Il pense sans doute qu’il assiste à l’aboutissement de la mission de Jésus... Mais ce n’est pas la fin ! La voix venue du ciel renouvelle l’annonce entendue lors du baptême de Jésus : « celui-ci est mon fils bien aimé »... Et elle ajoute « écoutez le ». La mission de Jésus ne s’arrête pas là, mais pour arriver à son plein aboutissement, Jésus devra passer par la croix. Ce dont les apôtres sont témoins à ce jour n’est qu’une préfiguration de la gloire de Jésus après sa mort et sa résurrection, mais ils ne le comprendront que bien plus tard. En attendant, ils n’ont pas besoin de Moïse ni d’Elie, ils ont Jésus, ils n’ont besoin que de l’écouter. Ce n’est pas le moment pour eux de s’attarder sur cette montagne, ils doivent se remettre en route pour suivre Jésus...
Plus tard, Pierre, Jacques et Jean quitteront eux aussi leur pays pour annoncer l’Evangile. Pierre et Jacques eux aussi donneront leur vie...
Et aujourd’hui, qu’est ce que cela signifie pour nous ? Pour ma part, je n’ai quitté que la banlieue lyonnaise pour venir faire mes études à Grenoble, puis habiter à Vif. Pas de quoi faire de moi un saint !
Quitte ton pays... Cela peut aussi vouloir dire quitter sa zone de confort, pour s’engager là où le Seigneur nous attend... Nombre d’entre nous ici l’ont sûrement déjà fait ! Cela peut être dans le sacrement du mariage ou de l’ordre pour ceux qui ont reçu ou se préparent à recevoir un de ces sacrements, ou dans tout autre engagement au service de l’Eglise ou des autres. Cela peut-être aussi adopter un mode de vie plus sobre et respectueux de la création, comme nous y appellent le pape François et notre action de carême. Et en ce moment, je pense aussi tout particulièrement à ceux qui quittent leur pays sans l’avoir choisi ni avoir ressenti un quelconque appel de Dieu, simplement parce qu’une vie digne et libre - ou la vie tout court - n’est plus possible pour eux là où ils sont... Alors, je pense aussi à ceux qui s’engagent pour les accueillir, en particulier sur notre paroisse...

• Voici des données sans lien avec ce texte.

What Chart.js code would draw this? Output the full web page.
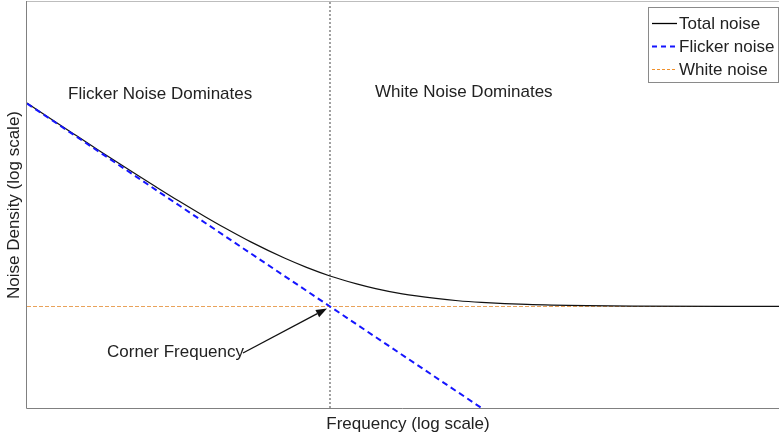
<!DOCTYPE html>
<html>
<head>
<meta charset="utf-8">
<script src="https://cdn.jsdelivr.net/npm/chart.js@4/dist/chart.umd.min.js"></script>
<style>
  html, body { margin: 0; padding: 0; background: #fff; }
  #wrap { width: 779px; height: 436px; }
</style>
</head>
<body>
<div id="wrap"><canvas id="c" width="779" height="436"></canvas></div>
<script>
// Frequency points (Hz) and noise density values for the combined noise curve
const frequency  = [1, 1.5, 2, 3, 5, 7, 10, 15, 20, 30, 50, 70, 100, 150, 200, 300, 500, 700, 1000, 2000, 5000, 10000, 92000];
const totalNoise = [101, 67.7, 51, 34.3, 21, 15.3, 11, 7.67, 6, 4.33, 3, 2.43, 2, 1.67, 1.5, 1.33, 1.2, 1.14, 1.1, 1.05, 1.02, 1.01, 1.001];

// 1/f (flicker) component
const flickerFreq  = [1, 100, 1000];
const flickerNoise = [100, 1, 0.1];

// Flat (white) component
const whiteFreq  = [1, 92000];
const whiteNoise = [1, 1];

// Corner frequency marker
const cornerFreq = 100;
const cornerLevel = 1;
const densityRange = [0.1, 1000];
const freqRange = [1, 92000];

const seriesNames = ['Total noise', 'Flicker noise', 'White noise'];

const pts = (xs, ys) => xs.map((x, i) => ({ x: x, y: ys[i] }));

const FONT = '17px "Liberation Sans", Arial, sans-serif';
const TEXT = '#222';

const decorations = {
  id: 'decorations',
  beforeDatasetsDraw(chart) {
    const { ctx, chartArea: a } = chart;
    ctx.save();
    // frame
    ctx.lineWidth = 1;
    ctx.strokeStyle = '#bdbdbd';
    ctx.beginPath();
    ctx.moveTo(a.left, 1.5); ctx.lineTo(a.right, 1.5);
    ctx.stroke();
    ctx.strokeStyle = '#808080';
    ctx.beginPath();
    ctx.moveTo(a.left - 0.5, 1); ctx.lineTo(a.left - 0.5, a.bottom + 0.5);
    ctx.lineTo(a.right, a.bottom + 0.5);
    ctx.stroke();
    ctx.restore();
  },
  afterDraw(chart) {
    const { ctx, chartArea: a, scales } = chart;
    const xs = scales.x, ys = scales.y;
    ctx.save();
    ctx.font = FONT;
    ctx.fillStyle = TEXT;
    ctx.textBaseline = 'alphabetic';

    // axis titles
    ctx.textAlign = 'center';
    ctx.fillText('Frequency (log scale)', 408, 429);
    ctx.save();
    ctx.translate(19, (a.top + a.bottom) / 2);
    ctx.rotate(-Math.PI / 2);
    ctx.fillText('Noise Density (log scale)', 0, 0);
    ctx.restore();

    // region labels
    ctx.textAlign = 'left';
    ctx.fillText('Flicker Noise Dominates', 68, 99);
    ctx.fillText('White Noise Dominates', 375, 97);

    // corner frequency callout with arrow
    ctx.fillText('Corner Frequency', 107, 357);
    const tx = xs.getPixelForValue(cornerFreq) - 3;
    const ty = ys.getPixelForValue(cornerLevel) + 2;
    const sx = 243, sy = 353;
    const ang = Math.atan2(ty - sy, tx - sx);
    const head = 11, hw = 4;
    const bx = tx - head * Math.cos(ang), by = ty - head * Math.sin(ang);
    ctx.strokeStyle = '#111';
    ctx.lineWidth = 1.3;
    ctx.beginPath();
    ctx.moveTo(sx, sy); ctx.lineTo(bx, by);
    ctx.stroke();
    ctx.fillStyle = '#111';
    ctx.beginPath();
    ctx.moveTo(tx, ty);
    ctx.lineTo(bx + hw * Math.sin(ang), by - hw * Math.cos(ang));
    ctx.lineTo(bx - hw * Math.sin(ang), by + hw * Math.cos(ang));
    ctx.closePath();
    ctx.fill();

    // legend
    const lx = 648.5, ly = 7.5, lw = 130, lh = 75;
    ctx.fillStyle = '#fff';
    ctx.fillRect(lx, ly, lw, lh);
    ctx.strokeStyle = '#8a8a8a';
    ctx.lineWidth = 1;
    ctx.strokeRect(lx, ly, lw, lh);
    const rows = [
      { y: 23.5, color: '#000', dash: [], width: 1.3 },
      { y: 46.5, color: '#1515ff', dash: [5, 4], width: 1.8 },
      { y: 69.5, color: '#f0902a', dash: [3, 2], width: 1.2 }
    ];
    rows.forEach((r, i) => {
      ctx.strokeStyle = r.color;
      ctx.lineWidth = r.width;
      ctx.setLineDash(r.dash);
      ctx.beginPath();
      ctx.moveTo(652, r.y); ctx.lineTo(677, r.y);
      ctx.stroke();
      ctx.setLineDash([]);
      ctx.fillStyle = TEXT;
      ctx.textBaseline = 'middle';
      ctx.fillText(seriesNames[i], 679, r.y + 1);
    });
    ctx.restore();
  }
};

new Chart(document.getElementById('c'), {
  type: 'line',
  data: {
    datasets: [
      {
        label: seriesNames[1],
        data: pts(flickerFreq, flickerNoise),
        borderColor: '#1515ff',
        borderWidth: 2,
        borderDash: [6, 4],
        pointRadius: 0,
        order: 0
      },
      {
        label: seriesNames[0],
        data: pts(frequency, totalNoise),
        borderColor: '#111',
        borderWidth: 1.2,
        cubicInterpolationMode: 'monotone',
        pointRadius: 0,
        order: 1
      },
      {
        label: seriesNames[2],
        data: pts(whiteFreq, whiteNoise),
        borderColor: '#e9a25a',
        borderWidth: 1,
        borderDash: [4, 2],
        pointRadius: 0,
        order: 2
      },
      {
        label: 'Corner',
        data: pts([cornerFreq, cornerFreq], densityRange),
        borderColor: '#444',
        borderWidth: 1,
        borderDash: [2, 2],
        pointRadius: 0,
        order: 3
      }
    ]
  },
  options: {
    responsive: false,
    animation: false,
    layout: { padding: { left: 27, top: 2, right: 0, bottom: 28 } },
    plugins: { legend: { display: false }, tooltip: { enabled: false } },
    scales: {
      x: { type: 'logarithmic', min: freqRange[0], max: freqRange[1], display: false },
      y: { type: 'logarithmic', min: densityRange[0], max: densityRange[1], display: false }
    }
  },
  plugins: [decorations]
});
</script>
</body>
</html>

Il est bon que nous soyons ici... Nous pouvons le dire, si nous sommes là où Dieu nous attend ! Sachons aussi nous poser, là où nous sommes, en cherchant à faire Sa volonté dans l’instant présent, sans nous attarder sur nos échecs et nos erreurs... Et si nous sommes parfois tentés de nous attarder dans le confort d’un instant présent agréable, sachons nous remettre en route !
Amen

Gilles Berger Sabbatel

Références des textes liturgiques :
Genèse 12n 1-4a ;
Psaume 32 (33) ;
2ème lettre de St Paul à Timothée 1, 8b-10 ;
Évangile de Jésus-Christ selon saint Matthieu 12, 1-9.